• _Required task_: Reproduce each line that includes the word "this".

======== Stored records

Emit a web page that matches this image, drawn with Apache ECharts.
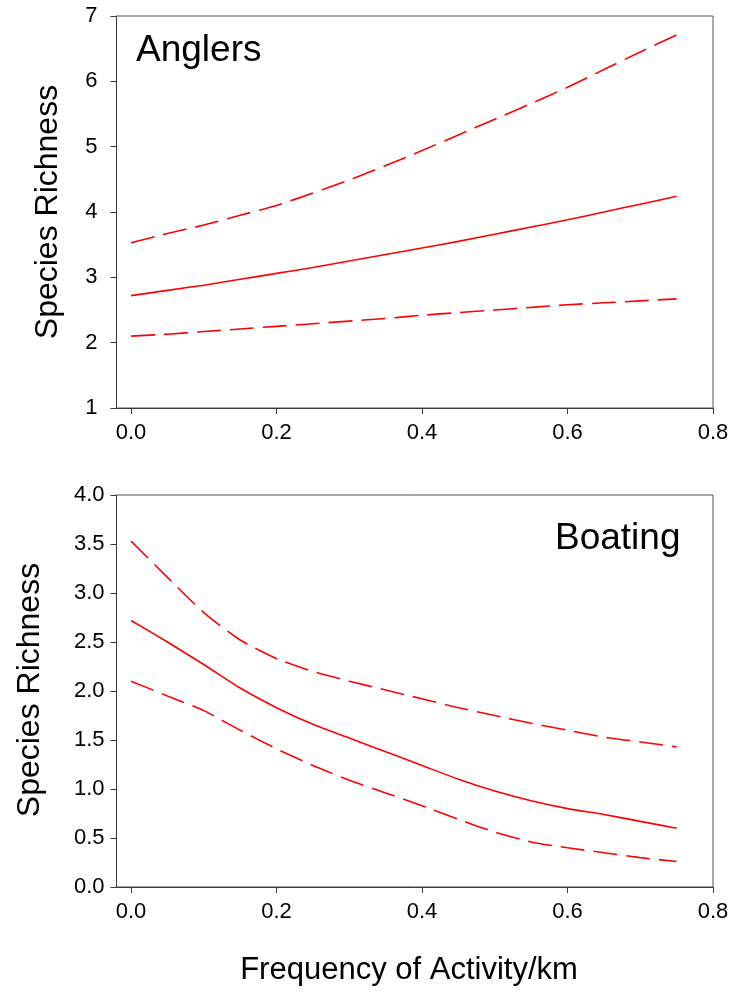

================
======== Stored records

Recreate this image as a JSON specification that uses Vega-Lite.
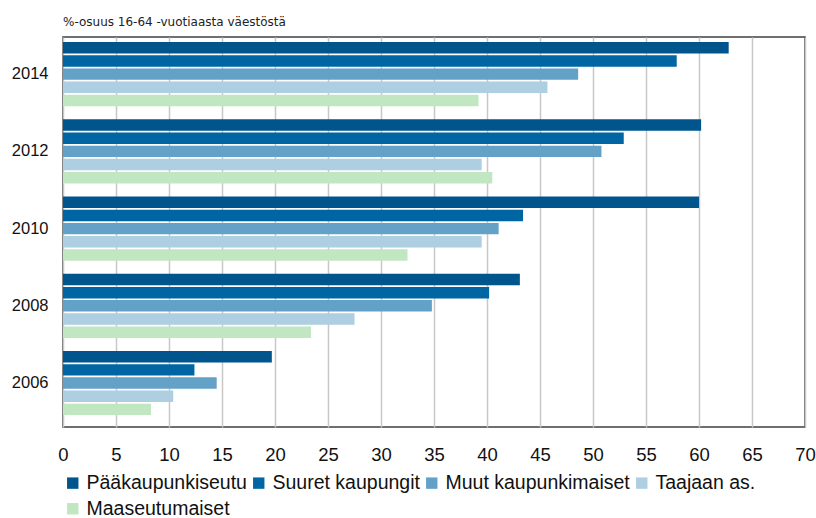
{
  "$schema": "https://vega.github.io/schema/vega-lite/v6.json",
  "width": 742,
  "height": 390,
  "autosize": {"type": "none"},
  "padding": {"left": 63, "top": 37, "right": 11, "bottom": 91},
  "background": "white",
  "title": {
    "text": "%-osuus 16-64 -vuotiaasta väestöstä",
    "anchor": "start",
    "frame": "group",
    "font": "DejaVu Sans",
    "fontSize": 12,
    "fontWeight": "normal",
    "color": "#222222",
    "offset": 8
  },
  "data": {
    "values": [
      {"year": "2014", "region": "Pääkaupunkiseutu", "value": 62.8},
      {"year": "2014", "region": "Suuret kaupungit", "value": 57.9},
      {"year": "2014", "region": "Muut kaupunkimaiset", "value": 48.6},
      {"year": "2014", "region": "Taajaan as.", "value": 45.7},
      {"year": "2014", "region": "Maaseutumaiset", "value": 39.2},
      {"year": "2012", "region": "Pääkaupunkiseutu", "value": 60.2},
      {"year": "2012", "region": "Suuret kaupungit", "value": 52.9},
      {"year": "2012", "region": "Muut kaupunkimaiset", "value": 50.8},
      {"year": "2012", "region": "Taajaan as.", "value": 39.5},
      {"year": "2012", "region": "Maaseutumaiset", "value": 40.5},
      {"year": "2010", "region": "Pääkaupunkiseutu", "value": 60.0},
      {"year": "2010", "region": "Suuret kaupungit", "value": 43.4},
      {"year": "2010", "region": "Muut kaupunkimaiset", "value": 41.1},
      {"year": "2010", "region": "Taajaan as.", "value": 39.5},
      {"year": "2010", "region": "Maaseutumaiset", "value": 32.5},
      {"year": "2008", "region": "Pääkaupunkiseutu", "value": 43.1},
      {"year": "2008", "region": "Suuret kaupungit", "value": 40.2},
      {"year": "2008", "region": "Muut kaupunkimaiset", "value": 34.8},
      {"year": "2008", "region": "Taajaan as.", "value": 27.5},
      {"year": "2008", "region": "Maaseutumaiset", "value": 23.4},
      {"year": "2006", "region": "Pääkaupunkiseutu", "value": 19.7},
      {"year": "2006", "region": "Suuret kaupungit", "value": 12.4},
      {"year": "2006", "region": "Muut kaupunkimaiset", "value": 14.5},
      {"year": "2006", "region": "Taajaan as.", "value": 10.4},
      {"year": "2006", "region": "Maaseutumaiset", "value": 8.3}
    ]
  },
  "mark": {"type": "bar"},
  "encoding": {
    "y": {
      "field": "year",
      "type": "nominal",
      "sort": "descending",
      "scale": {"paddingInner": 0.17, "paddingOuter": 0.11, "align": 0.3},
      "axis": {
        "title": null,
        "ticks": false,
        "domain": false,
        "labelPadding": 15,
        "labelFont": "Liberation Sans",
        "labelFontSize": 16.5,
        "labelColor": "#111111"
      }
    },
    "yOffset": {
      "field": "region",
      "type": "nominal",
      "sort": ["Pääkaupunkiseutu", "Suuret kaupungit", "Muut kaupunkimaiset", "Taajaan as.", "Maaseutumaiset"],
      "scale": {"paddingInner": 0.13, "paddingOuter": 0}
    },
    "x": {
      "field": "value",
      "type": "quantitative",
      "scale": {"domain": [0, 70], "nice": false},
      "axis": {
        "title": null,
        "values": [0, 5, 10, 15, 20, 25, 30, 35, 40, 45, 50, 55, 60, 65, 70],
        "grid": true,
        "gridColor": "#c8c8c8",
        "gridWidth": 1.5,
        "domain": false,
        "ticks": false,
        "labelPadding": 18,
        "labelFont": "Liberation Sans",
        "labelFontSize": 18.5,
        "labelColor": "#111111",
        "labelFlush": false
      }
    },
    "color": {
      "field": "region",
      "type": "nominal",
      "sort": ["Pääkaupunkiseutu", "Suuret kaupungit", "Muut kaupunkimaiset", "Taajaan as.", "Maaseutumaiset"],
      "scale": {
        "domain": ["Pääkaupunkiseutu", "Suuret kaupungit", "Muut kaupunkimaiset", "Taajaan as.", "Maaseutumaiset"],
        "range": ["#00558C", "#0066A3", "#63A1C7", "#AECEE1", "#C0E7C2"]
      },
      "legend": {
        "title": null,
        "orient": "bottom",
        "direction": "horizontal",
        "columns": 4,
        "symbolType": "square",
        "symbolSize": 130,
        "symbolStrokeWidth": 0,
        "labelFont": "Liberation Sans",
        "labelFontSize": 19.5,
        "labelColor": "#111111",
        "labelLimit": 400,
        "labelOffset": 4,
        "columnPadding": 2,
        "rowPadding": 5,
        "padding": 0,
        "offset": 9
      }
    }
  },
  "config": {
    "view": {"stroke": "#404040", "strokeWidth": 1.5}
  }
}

================

• _Exercise result_:
Emit a web page that matches this image, drawn with Apache ECharts.
Recreate this image as a JSON specification that uses Vega-Lite.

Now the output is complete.